Beyond raw speed, the migration reshapes the developer workflow. Diesel’s compile‑time schema validation replaces SQLAlchemy’s runtime checks, preventing mismatched columns or malformed queries before code reaches production. This safety net reduces reliance on extensive test suites and accelerates refactoring confidence. Conversely, FastAPI’s built‑in OpenAPI generation and intuitive Pydantic models accelerate onboarding and client integration, a productivity boost that Rust’s current tooling, such as utoipa, still replicates with additional configuration. Teams must balance Rust’s stricter type system against Python’s rapid prototyping to align with project timelines and talent availability.

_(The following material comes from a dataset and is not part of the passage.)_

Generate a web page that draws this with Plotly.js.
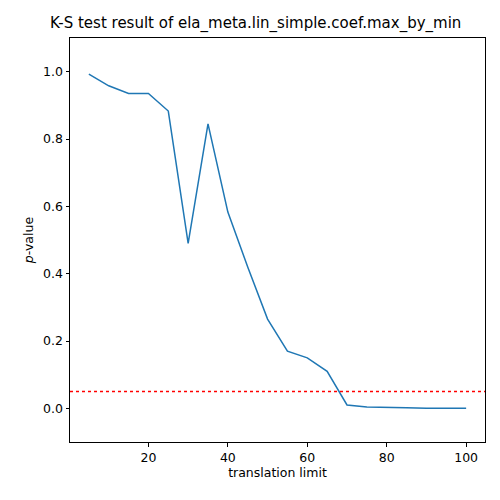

Deployment dynamics also shift dramatically. A Rust binary bundles all dependencies into a single, lightweight executable, shrinking container images and eliminating virtual‑environment complexities that plague Python stacks. Although Rust’s compilation can be time‑consuming during development, the resulting artifacts deliver predictable, reproducible releases and fewer runtime dependency conflicts. As the Rust ecosystem matures—particularly in API documentation and async libraries—the gap with Python narrows, making it a viable long‑term strategy for services where performance, reliability, and operational simplicity outweigh the initial learning investment.